Killer 7 - Making Gameplay Obsolete
Originally published 2005, October 26.
Much has been written about Killer 7, and its "lack" of traditional gameplay. The reviews that have lambasted it as shallow and uninvolved nearly all believe it's just about graphics, style, and story. What is hardly mentioned is how this really doesn't matter.
Killer 7's purpose is not to be played, it is to play you.
This theory is especially supported by Killer 7's focus on post-modernism (four parallel storylines, seven separate personalities, transcendent time, and gobs of symbolism). It's the gameplay equivalent of breaking the fourth wall, something attempted previously in Eternal Darkness. The best example in Killer 7 is probably the boss of chapter 4 (the Handsome Men). First, the player is forced to automatically lose parts of the boss fight, destroying their sense of how to progress. Next, the final phase is concluded with the boss becoming amiable and simply talking. Afterward, the graphics degrade into a retro, NES-like, style - something especially strange and confusing. All this from a boss fight, which were up until that point in the game fairly difficult to figure out, if not to perform.
Of course I don't think this makes the game perfect. It probably would have been possible to have this game play the player - and have enjoyable gameplay - at the same time. It would have been nice if more time had been spent on balancing out the mechanics, but the result is interesting nonetheless.

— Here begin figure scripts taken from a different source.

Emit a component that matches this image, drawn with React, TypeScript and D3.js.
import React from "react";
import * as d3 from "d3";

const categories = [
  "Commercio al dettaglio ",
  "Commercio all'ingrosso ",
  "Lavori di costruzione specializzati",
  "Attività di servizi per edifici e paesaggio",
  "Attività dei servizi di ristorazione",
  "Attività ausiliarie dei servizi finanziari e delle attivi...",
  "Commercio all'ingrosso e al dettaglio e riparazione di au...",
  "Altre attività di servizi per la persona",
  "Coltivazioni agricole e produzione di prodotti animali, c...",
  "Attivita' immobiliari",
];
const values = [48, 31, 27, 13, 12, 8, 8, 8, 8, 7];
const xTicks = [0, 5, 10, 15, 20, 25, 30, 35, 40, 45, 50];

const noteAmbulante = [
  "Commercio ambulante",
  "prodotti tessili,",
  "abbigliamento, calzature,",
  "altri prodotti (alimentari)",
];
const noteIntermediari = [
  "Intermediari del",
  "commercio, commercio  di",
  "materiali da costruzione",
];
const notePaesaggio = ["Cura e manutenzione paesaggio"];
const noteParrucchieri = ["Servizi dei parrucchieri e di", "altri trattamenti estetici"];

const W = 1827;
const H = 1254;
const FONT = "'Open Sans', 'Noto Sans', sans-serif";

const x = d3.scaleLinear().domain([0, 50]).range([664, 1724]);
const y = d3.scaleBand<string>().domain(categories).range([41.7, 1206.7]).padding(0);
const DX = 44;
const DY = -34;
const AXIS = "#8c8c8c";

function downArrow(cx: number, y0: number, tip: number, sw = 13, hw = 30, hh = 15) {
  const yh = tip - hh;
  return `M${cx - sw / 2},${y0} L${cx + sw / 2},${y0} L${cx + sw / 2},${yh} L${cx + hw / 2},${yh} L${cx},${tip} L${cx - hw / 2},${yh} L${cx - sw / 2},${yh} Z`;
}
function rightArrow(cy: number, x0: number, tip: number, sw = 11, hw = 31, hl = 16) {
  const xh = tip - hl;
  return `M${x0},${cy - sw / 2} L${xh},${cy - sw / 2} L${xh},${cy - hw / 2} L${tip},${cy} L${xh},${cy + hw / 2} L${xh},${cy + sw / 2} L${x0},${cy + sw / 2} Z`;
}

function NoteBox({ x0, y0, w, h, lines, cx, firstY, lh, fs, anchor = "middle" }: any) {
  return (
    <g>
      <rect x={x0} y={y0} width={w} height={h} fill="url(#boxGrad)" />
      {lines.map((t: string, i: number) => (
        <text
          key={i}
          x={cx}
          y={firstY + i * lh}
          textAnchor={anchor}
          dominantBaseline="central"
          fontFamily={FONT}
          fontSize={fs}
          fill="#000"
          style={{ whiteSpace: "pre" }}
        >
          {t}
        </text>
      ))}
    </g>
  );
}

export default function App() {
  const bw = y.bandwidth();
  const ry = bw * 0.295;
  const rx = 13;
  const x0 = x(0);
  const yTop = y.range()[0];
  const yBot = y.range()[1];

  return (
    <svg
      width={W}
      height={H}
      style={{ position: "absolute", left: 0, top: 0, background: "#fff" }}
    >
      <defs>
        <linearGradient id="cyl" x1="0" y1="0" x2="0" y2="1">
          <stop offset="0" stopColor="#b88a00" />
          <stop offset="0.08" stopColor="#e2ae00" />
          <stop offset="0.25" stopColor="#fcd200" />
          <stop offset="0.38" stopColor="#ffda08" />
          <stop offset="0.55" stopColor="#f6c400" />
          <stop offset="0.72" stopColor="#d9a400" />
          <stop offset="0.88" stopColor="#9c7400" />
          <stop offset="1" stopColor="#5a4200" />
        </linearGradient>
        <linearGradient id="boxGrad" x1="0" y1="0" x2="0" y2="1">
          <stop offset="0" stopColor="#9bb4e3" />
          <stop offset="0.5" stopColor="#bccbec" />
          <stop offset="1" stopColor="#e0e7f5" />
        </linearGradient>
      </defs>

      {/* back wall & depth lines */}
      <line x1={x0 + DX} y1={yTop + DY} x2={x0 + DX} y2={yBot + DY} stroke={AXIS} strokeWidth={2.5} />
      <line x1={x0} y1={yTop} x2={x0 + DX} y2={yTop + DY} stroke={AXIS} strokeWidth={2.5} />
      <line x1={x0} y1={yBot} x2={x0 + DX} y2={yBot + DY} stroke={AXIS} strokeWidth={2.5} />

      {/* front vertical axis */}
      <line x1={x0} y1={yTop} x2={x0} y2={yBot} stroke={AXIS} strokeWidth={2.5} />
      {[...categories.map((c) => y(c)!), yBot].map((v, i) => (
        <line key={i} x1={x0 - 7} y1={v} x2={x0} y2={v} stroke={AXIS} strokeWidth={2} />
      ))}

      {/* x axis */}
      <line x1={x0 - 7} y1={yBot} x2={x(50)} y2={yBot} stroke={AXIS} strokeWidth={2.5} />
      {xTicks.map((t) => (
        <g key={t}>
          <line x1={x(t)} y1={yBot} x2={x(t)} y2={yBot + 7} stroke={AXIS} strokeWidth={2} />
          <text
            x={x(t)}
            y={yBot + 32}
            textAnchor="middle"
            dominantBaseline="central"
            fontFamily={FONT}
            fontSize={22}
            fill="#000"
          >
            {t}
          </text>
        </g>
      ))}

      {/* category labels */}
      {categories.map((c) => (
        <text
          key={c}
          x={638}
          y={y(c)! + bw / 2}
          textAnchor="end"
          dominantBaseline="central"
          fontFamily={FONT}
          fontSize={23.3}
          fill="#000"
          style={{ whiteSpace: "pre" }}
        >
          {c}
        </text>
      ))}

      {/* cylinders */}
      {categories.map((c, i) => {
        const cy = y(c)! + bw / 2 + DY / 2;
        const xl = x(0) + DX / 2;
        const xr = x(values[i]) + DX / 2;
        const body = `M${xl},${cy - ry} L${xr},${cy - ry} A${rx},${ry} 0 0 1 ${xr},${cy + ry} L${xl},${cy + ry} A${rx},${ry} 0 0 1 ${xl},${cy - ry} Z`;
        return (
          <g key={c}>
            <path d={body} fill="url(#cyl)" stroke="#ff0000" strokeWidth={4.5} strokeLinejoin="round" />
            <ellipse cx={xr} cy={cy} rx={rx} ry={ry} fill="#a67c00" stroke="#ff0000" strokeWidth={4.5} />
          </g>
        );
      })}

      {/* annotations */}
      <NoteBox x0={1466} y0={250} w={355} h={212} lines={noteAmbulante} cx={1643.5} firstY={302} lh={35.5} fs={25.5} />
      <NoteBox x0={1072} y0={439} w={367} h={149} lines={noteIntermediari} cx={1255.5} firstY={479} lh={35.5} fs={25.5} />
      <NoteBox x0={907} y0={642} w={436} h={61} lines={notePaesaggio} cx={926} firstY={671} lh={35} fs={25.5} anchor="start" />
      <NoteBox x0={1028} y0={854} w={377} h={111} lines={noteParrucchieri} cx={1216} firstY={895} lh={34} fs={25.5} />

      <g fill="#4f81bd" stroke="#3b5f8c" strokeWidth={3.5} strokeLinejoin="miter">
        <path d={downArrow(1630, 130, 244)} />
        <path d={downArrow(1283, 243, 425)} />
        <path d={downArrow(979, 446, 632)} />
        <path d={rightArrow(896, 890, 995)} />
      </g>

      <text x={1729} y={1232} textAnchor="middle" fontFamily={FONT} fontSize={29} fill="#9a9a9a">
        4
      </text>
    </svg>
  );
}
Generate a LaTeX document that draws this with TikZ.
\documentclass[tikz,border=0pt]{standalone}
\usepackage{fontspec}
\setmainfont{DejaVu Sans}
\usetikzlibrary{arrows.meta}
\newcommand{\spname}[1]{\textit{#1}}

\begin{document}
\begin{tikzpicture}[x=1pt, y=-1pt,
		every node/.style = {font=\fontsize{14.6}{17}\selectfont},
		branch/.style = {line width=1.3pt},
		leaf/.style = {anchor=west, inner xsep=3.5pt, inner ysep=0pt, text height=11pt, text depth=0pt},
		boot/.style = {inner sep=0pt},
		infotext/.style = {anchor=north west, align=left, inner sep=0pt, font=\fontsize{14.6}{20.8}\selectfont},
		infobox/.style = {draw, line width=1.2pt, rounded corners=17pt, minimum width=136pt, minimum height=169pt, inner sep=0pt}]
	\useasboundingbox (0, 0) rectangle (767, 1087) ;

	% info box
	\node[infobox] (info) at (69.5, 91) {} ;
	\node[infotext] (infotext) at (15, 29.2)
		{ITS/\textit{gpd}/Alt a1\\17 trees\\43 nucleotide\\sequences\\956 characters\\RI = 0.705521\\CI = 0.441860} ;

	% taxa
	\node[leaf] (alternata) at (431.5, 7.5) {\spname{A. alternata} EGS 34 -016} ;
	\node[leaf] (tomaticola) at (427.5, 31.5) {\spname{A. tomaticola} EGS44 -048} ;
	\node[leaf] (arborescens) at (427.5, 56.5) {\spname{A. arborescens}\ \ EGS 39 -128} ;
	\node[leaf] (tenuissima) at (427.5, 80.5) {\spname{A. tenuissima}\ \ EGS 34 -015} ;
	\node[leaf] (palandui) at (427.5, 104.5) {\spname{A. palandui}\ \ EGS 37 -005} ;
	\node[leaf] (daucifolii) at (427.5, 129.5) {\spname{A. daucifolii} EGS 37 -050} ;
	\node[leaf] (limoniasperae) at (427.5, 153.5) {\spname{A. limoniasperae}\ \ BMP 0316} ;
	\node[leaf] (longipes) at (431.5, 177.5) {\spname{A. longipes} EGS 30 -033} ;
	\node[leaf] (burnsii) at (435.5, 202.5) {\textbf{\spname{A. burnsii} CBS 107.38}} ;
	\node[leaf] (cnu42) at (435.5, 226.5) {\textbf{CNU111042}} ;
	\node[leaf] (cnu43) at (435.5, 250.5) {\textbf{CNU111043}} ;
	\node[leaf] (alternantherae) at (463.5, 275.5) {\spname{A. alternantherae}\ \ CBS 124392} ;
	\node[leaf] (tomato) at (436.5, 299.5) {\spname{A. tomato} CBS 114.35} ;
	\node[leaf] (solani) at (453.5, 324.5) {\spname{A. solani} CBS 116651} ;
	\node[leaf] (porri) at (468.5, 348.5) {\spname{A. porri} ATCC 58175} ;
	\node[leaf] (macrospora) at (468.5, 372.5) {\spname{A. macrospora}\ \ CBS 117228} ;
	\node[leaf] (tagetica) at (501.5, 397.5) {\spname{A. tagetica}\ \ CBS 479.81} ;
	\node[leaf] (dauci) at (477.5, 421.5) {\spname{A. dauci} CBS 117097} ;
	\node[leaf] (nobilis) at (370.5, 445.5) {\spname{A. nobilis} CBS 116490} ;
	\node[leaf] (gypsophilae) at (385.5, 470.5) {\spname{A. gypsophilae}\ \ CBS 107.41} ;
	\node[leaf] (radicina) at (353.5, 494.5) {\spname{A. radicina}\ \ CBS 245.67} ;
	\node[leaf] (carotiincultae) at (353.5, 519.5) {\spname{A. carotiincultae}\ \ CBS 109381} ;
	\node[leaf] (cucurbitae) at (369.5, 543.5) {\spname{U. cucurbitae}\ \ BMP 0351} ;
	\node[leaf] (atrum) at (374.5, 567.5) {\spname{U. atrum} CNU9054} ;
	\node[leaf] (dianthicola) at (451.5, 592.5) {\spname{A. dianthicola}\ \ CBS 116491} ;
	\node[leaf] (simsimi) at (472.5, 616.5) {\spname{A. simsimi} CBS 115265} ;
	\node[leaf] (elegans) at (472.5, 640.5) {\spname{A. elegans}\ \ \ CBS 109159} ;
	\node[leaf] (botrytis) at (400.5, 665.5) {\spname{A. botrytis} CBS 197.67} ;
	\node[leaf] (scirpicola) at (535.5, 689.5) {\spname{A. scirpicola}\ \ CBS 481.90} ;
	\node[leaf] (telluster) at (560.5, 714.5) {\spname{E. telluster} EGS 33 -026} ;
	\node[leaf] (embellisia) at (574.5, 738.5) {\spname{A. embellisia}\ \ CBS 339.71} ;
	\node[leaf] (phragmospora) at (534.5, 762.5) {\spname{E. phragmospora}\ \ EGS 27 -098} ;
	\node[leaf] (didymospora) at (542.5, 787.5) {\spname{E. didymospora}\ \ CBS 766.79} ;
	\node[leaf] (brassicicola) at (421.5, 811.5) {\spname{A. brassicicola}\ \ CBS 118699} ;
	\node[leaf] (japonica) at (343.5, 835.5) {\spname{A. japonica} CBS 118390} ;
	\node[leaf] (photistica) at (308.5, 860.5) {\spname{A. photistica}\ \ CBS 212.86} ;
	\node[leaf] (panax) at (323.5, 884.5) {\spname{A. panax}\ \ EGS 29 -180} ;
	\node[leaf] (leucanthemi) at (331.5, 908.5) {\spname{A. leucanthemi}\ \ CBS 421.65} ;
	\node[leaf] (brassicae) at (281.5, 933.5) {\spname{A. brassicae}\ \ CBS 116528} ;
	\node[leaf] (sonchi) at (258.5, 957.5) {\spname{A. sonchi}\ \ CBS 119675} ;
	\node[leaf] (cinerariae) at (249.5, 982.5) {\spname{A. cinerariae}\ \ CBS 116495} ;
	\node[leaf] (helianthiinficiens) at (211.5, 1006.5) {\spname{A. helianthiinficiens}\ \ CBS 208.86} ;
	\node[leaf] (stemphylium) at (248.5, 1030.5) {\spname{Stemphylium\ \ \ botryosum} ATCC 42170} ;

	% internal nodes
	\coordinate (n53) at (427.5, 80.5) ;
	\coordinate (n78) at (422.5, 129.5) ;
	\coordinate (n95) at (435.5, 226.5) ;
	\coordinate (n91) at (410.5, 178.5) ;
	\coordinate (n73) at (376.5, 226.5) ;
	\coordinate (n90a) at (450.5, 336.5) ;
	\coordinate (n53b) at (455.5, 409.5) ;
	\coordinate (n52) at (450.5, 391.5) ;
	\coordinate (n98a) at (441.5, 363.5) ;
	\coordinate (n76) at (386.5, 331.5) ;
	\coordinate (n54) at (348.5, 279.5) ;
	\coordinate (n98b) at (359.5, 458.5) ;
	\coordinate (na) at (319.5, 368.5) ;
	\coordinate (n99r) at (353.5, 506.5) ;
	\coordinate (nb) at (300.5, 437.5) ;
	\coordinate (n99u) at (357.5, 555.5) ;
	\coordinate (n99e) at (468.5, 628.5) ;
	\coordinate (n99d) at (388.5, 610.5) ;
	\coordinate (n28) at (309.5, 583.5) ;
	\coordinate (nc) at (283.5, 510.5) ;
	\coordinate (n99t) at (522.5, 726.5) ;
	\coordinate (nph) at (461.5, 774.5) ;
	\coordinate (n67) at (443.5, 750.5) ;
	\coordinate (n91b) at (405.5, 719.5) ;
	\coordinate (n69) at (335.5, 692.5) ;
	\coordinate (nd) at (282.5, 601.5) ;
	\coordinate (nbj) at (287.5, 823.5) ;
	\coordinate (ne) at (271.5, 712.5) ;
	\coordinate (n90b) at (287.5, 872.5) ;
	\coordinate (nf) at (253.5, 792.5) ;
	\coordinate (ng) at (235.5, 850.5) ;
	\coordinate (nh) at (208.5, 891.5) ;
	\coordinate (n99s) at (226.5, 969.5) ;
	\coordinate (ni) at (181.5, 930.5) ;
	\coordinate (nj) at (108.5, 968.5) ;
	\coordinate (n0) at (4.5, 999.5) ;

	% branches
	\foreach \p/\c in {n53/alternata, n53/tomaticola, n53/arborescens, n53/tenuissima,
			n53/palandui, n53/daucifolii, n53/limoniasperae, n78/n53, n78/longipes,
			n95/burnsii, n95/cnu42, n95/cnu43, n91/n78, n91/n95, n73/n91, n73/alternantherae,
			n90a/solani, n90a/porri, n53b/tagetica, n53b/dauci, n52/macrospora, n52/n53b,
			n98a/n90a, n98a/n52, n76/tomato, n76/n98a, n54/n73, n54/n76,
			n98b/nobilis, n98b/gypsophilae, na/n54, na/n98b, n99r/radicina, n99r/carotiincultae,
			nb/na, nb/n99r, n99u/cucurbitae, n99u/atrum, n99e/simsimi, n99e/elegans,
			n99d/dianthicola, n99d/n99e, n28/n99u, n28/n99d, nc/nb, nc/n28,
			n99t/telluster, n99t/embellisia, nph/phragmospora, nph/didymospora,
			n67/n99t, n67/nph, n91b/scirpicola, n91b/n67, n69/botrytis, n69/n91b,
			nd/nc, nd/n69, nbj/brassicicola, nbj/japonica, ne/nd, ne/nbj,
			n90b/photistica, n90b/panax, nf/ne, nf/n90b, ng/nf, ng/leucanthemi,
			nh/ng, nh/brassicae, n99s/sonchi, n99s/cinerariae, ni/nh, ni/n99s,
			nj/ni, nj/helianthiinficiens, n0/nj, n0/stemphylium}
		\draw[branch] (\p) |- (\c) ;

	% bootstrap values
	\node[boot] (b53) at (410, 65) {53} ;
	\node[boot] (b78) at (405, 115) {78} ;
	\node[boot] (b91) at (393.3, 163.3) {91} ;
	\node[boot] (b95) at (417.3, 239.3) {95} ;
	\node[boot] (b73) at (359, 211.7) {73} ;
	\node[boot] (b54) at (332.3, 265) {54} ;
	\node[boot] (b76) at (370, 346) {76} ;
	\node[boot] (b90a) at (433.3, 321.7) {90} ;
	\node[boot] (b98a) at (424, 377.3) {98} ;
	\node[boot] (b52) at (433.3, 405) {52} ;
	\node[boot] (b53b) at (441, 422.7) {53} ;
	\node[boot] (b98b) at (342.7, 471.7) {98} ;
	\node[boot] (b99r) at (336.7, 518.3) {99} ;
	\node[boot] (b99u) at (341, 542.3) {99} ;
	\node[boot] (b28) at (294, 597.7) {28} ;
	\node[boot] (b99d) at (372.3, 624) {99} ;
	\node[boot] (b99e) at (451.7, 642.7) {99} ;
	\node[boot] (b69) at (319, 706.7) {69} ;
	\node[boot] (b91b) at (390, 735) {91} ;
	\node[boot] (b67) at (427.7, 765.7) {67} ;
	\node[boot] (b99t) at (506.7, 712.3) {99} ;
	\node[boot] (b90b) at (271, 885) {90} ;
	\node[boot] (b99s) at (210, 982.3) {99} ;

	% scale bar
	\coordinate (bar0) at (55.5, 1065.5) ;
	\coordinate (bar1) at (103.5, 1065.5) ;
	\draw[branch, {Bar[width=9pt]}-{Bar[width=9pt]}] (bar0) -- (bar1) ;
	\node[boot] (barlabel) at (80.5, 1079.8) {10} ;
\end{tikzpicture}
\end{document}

However, I still unabashedly like the on-rails aspect. Every since Mario 64 got free roaming 3-d right, countless follow ups have gotten it horribly wrong. In most 3-d "games", there's more of a challenge in navigating (often benign) environments than there is in actual gameplay. Whereas in 2-d games, trivial navigation usually meant holding the right button (and periodically pushing "jump"), in 3-d it requires wrestling with an analog stick, playing with a sloppily implemented camera (Ninja Gaiden, I'm looking at you), and judging arbitrary distances between polygons (Way to go for realism, guys. I too have trouble waking down the halls in my house without running into walls). Killer 7 made it nice and simple - hold down this button to go from point A to point B. Leave the overdone control schemes for the parts of the game I should actually care about. It would be nice if more games follow this control mechanic in the future.